## [Short exercise]
Reproduce the listing exactly and skip over any pictures.

## [Given material]

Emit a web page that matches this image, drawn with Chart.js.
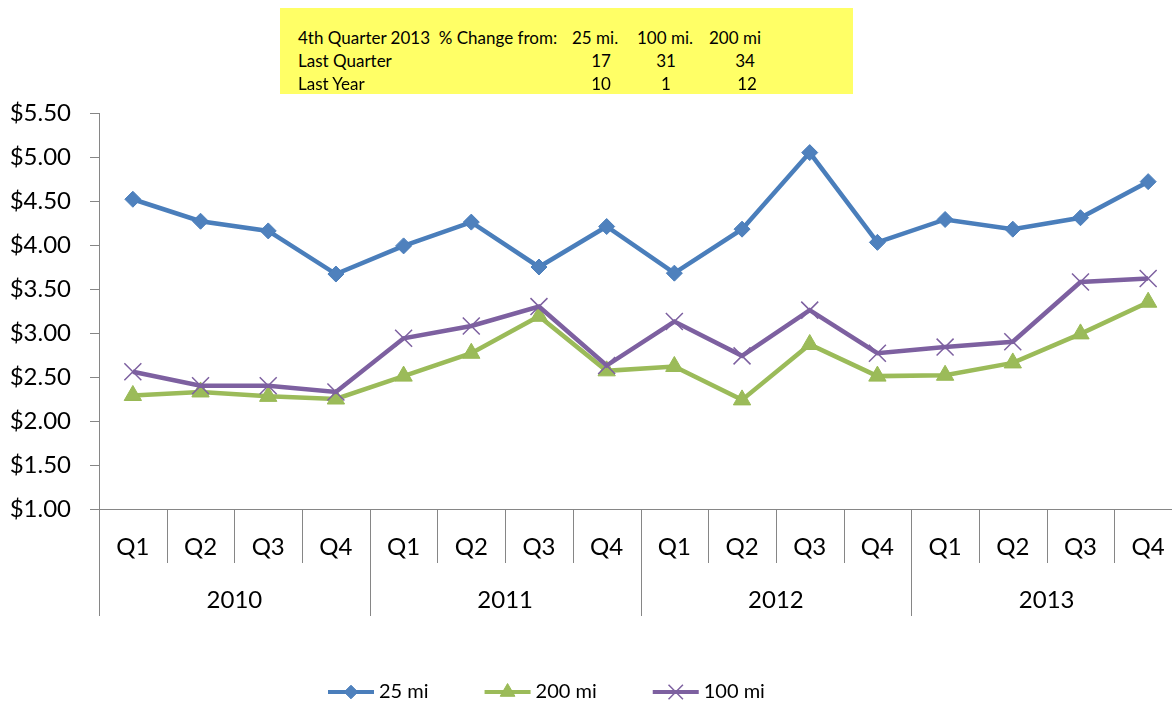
<!DOCTYPE html>
<html>
<head>
<meta charset="utf-8">
<script src="https://cdn.jsdelivr.net/npm/chart.js"></script>
<style>
  html, body { margin: 0; padding: 0; overflow: hidden; background: #fff; }
  #wrap { position: relative; width: 1200px; height: 706px; }
  #box {
    position: absolute; left: 280px; top: 8px; width: 573px; height: 86px;
    background: #ffff66; font-family: Lato, sans-serif; font-size: 17px; color: #000;
  }
  #box span { position: absolute; white-space: nowrap; line-height: 23px; }
  #box .c { transform: translateX(-50%); }
</style>
</head>
<body>
<div id="wrap">
  <canvas id="chart" width="1200" height="706"></canvas>
  <div id="box">
    <span style="left:18px;top:18px">4th Quarter 2013&nbsp;&nbsp;% Change from:</span>
    <span style="left:292px;top:18px">25 mi.</span>
    <span style="left:357px;top:18px">100 mi.</span>
    <span style="left:429px;top:18px">200 mi</span>
    <span style="left:18px;top:41px">Last Quarter</span>
    <span class="c" style="left:321px;top:41px">17</span>
    <span class="c" style="left:386px;top:41px">31</span>
    <span class="c" style="left:465px;top:41px">34</span>
    <span style="left:18px;top:64px">Last Year</span>
    <span class="c" style="left:321px;top:64px">10</span>
    <span class="c" style="left:386px;top:64px">1</span>
    <span class="c" style="left:467px;top:64px">12</span>
  </div>
</div>
<script>
// data
const quarters = ["Q1","Q2","Q3","Q4","Q1","Q2","Q3","Q4","Q1","Q2","Q3","Q4","Q1","Q2","Q3","Q4"];
const years = ["2010","2011","2012","2013"];
const mi25  = [4.52,4.27,4.16,3.67, 3.99,4.26,3.75,4.21, 3.68,4.18,5.05,4.03, 4.29,4.18,4.31,4.72];
const mi200 = [2.29,2.33,2.28,2.25, 2.51,2.77,3.19,2.57, 2.62,2.24,2.87,2.51, 2.52,2.66,2.99,3.35];
const mi100 = [2.56,2.40,2.40,2.33, 2.94,3.08,3.30,2.63, 3.13,2.74,3.26,2.77, 2.84,2.90,3.58,3.62];

const FONT = "Lato, sans-serif";
const AXIS = "#868686";

// two level category axis + legend, drawn by hand
const bottomAxis = {
  id: "bottomAxis",
  afterDraw(chart) {
    const ctx = chart.ctx;
    const xs = chart.scales.x;
    const area = chart.chartArea;
    const step = xs.getPixelForValue(1) - xs.getPixelForValue(0);
    const y0 = area.bottom;
    ctx.save();
    ctx.strokeStyle = AXIS;
    ctx.lineWidth = 1;
    for (let i = 0; i <= quarters.length; i++) {
      const bx = Math.round(xs.getPixelForValue(i) - step / 2) + 0.5;
      const len = (i % 4 == 0) ? 107 : 54;
      ctx.beginPath();
      ctx.moveTo(bx, y0);
      ctx.lineTo(bx, y0 + len);
      ctx.stroke();
    }
    ctx.fillStyle = "#000";
    ctx.font = "24px " + FONT;
    ctx.textAlign = "center";
    ctx.textBaseline = "middle";
    quarters.forEach((q, i) => ctx.fillText(q, xs.getPixelForValue(i), y0 + 38));
    years.forEach((yr, j) => {
      const cx = (xs.getPixelForValue(j * 4) + xs.getPixelForValue(j * 4 + 3)) / 2;
      ctx.fillText(yr, cx, y0 + 91);
    });

    // legend
    ctx.font = "20px " + FONT;
    ctx.textAlign = "left";
    let lx = 328;
    const ly = 692;
    chart.data.datasets.forEach((ds) => {
      ctx.strokeStyle = ds.borderColor;
      ctx.lineWidth = 4;
      ctx.beginPath();
      ctx.moveTo(lx, ly);
      ctx.lineTo(lx + 46, ly);
      ctx.stroke();
      ctx.fillStyle = ds.pointBackgroundColor;
      ctx.strokeStyle = ds.pointBorderColor;
      ctx.lineWidth = ds.pointBorderWidth;
      Chart.helpers.drawPoint(ctx, {
        pointStyle: ds.pointStyle,
        radius: ds.pointRadius * 0.85,
        borderWidth: ds.pointBorderWidth,
        rotation: 0
      }, lx + 23, ly);
      ctx.fillStyle = "#000";
      ctx.fillText(ds.label, lx + 51, ly);
      lx += 51 + ctx.measureText(ds.label).width + 56;
    });
    ctx.restore();
  }
};

new Chart(document.getElementById("chart"), {
  type: "line",
  data: {
    labels: quarters,
    datasets: [
      {
        label: "25 mi", data: mi25, order: 2,
        borderColor: "#4a7ebb", borderWidth: 4.5,
        pointStyle: "rectRot", pointRadius: 8,
        pointBackgroundColor: "#4f81bd", pointBorderColor: "#4a7ebb", pointBorderWidth: 1
      },
      {
        label: "200 mi", data: mi200, order: 1,
        borderColor: "#9bbb59", borderWidth: 4.5,
        pointStyle: "triangle", pointRadius: 10,
        pointBackgroundColor: "#9bbb59", pointBorderColor: "#98b954", pointBorderWidth: 1
      },
      {
        label: "100 mi", data: mi100, order: 0,
        borderColor: "#7d60a0", borderWidth: 4.5,
        pointStyle: "crossRot", pointRadius: 12,
        pointBackgroundColor: "#8064a2", pointBorderColor: "#7d60a0", pointBorderWidth: 1.5
      }
    ]
  },
  options: {
    responsive: false,
    animation: false,
    layout: { padding: { top: 113, right: 18, left: 0, bottom: 0 } },
    plugins: { legend: { display: false }, tooltip: { enabled: false } },
    scales: {
      x: {
        offset: true,
        grid: { display: false },
        border: { display: true, color: AXIS, width: 1 },
        ticks: { display: false },
        afterFit: (s) => { s.height = 197; }
      },
      y: {
        min: 1, max: 5.5,
        grid: { drawOnChartArea: false, drawTicks: true, tickLength: 9, color: AXIS },
        border: { display: true, color: AXIS, width: 1 },
        ticks: {
          stepSize: 0.5, padding: 19, color: "#000",
          font: { family: FONT, size: 24 },
          callback: (v) => "$" + v.toFixed(2)
        },
        afterFit: (s) => { s.width = 99; }
      }
    }
  },
  plugins: [bottomAxis]
});
</script>
</body>
</html>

## [Answer for the task]
Emit a web page that matches this image, drawn with Chart.js.
<!DOCTYPE html>
<html>
<head>
<meta charset="utf-8">
<script src="https://cdn.jsdelivr.net/npm/chart.js"></script>
<style>
  html, body { margin: 0; padding: 0; overflow: hidden; background: #fff; }
  #wrap { position: relative; width: 1200px; height: 706px; }
  #box {
    position: absolute; left: 280px; top: 8px; width: 573px; height: 86px;
    background: #ffff66; font-family: Lato, sans-serif; font-size: 17px; color: #000;
  }
  #box span { position: absolute; white-space: nowrap; line-height: 23px; }
  #box .c { transform: translateX(-50%); }
</style>
</head>
<body>
<div id="wrap">
  <canvas id="chart" width="1200" height="706"></canvas>
  <div id="box">
    <span style="left:18px;top:18px">4th Quarter 2013&nbsp;&nbsp;% Change from:</span>
    <span style="left:292px;top:18px">25 mi.</span>
    <span style="left:357px;top:18px">100 mi.</span>
    <span style="left:429px;top:18px">200 mi</span>
    <span style="left:18px;top:41px">Last Quarter</span>
    <span class="c" style="left:321px;top:41px">17</span>
    <span class="c" style="left:386px;top:41px">31</span>
    <span class="c" style="left:465px;top:41px">34</span>
    <span style="left:18px;top:64px">Last Year</span>
    <span class="c" style="left:321px;top:64px">10</span>
    <span class="c" style="left:386px;top:64px">1</span>
    <span class="c" style="left:467px;top:64px">12</span>
  </div>
</div>
<script>
// data
const quarters = ["Q1","Q2","Q3","Q4","Q1","Q2","Q3","Q4","Q1","Q2","Q3","Q4","Q1","Q2","Q3","Q4"];
const years = ["2010","2011","2012","2013"];
const mi25  = [4.52,4.27,4.16,3.67, 3.99,4.26,3.75,4.21, 3.68,4.18,5.05,4.03, 4.29,4.18,4.31,4.72];
const mi200 = [2.29,2.33,2.28,2.25, 2.51,2.77,3.19,2.57, 2.62,2.24,2.87,2.51, 2.52,2.66,2.99,3.35];
const mi100 = [2.56,2.40,2.40,2.33, 2.94,3.08,3.30,2.63, 3.13,2.74,3.26,2.77, 2.84,2.90,3.58,3.62];

const FONT = "Lato, sans-serif";
const AXIS = "#868686";

// two level category axis + legend, drawn by hand
const bottomAxis = {
  id: "bottomAxis",
  afterDraw(chart) {
    const ctx = chart.ctx;
    const xs = chart.scales.x;
    const area = chart.chartArea;
    const step = xs.getPixelForValue(1) - xs.getPixelForValue(0);
    const y0 = area.bottom;
    ctx.save();
    ctx.strokeStyle = AXIS;
    ctx.lineWidth = 1;
    for (let i = 0; i <= quarters.length; i++) {
      const bx = Math.round(xs.getPixelForValue(i) - step / 2) + 0.5;
      const len = (i % 4 == 0) ? 107 : 54;
      ctx.beginPath();
      ctx.moveTo(bx, y0);
      ctx.lineTo(bx, y0 + len);
      ctx.stroke();
    }
    ctx.fillStyle = "#000";
    ctx.font = "24px " + FONT;
    ctx.textAlign = "center";
    ctx.textBaseline = "middle";
    quarters.forEach((q, i) => ctx.fillText(q, xs.getPixelForValue(i), y0 + 38));
    years.forEach((yr, j) => {
      const cx = (xs.getPixelForValue(j * 4) + xs.getPixelForValue(j * 4 + 3)) / 2;
      ctx.fillText(yr, cx, y0 + 91);
    });

    // legend
    ctx.font = "20px " + FONT;
    ctx.textAlign = "left";
    let lx = 328;
    const ly = 692;
    chart.data.datasets.forEach((ds) => {
      ctx.strokeStyle = ds.borderColor;
      ctx.lineWidth = 4;
      ctx.beginPath();
      ctx.moveTo(lx, ly);
      ctx.lineTo(lx + 46, ly);
      ctx.stroke();
      ctx.fillStyle = ds.pointBackgroundColor;
      ctx.strokeStyle = ds.pointBorderColor;
      ctx.lineWidth = ds.pointBorderWidth;
      Chart.helpers.drawPoint(ctx, {
        pointStyle: ds.pointStyle,
        radius: ds.pointRadius * 0.85,
        borderWidth: ds.pointBorderWidth,
        rotation: 0
      }, lx + 23, ly);
      ctx.fillStyle = "#000";
      ctx.fillText(ds.label, lx + 51, ly);
      lx += 51 + ctx.measureText(ds.label).width + 56;
    });
    ctx.restore();
  }
};

new Chart(document.getElementById("chart"), {
  type: "line",
  data: {
    labels: quarters,
    datasets: [
      {
        label: "25 mi", data: mi25, order: 2,
        borderColor: "#4a7ebb", borderWidth: 4.5,
        pointStyle: "rectRot", pointRadius: 8,
        pointBackgroundColor: "#4f81bd", pointBorderColor: "#4a7ebb", pointBorderWidth: 1
      },
      {
        label: "200 mi", data: mi200, order: 1,
        borderColor: "#9bbb59", borderWidth: 4.5,
        pointStyle: "triangle", pointRadius: 10,
        pointBackgroundColor: "#9bbb59", pointBorderColor: "#98b954", pointBorderWidth: 1
      },
      {
        label: "100 mi", data: mi100, order: 0,
        borderColor: "#7d60a0", borderWidth: 4.5,
        pointStyle: "crossRot", pointRadius: 12,
        pointBackgroundColor: "#8064a2", pointBorderColor: "#7d60a0", pointBorderWidth: 1.5
      }
    ]
  },
  options: {
    responsive: false,
    animation: false,
    layout: { padding: { top: 113, right: 18, left: 0, bottom: 0 } },
    plugins: { legend: { display: false }, tooltip: { enabled: false } },
    scales: {
      x: {
        offset: true,
        grid: { display: false },
        border: { display: true, color: AXIS, width: 1 },
        ticks: { display: false },
        afterFit: (s) => { s.height = 197; }
      },
      y: {
        min: 1, max: 5.5,
        grid: { drawOnChartArea: false, drawTicks: true, tickLength: 9, color: AXIS },
        border: { display: true, color: AXIS, width: 1 },
        ticks: {
          stepSize: 0.5, padding: 19, color: "#000",
          font: { family: FONT, size: 24 },
          callback: (v) => "$" + v.toFixed(2)
        },
        afterFit: (s) => { s.width = 99; }
      }
    }
  },
  plugins: [bottomAxis]
});
</script>
</body>
</html>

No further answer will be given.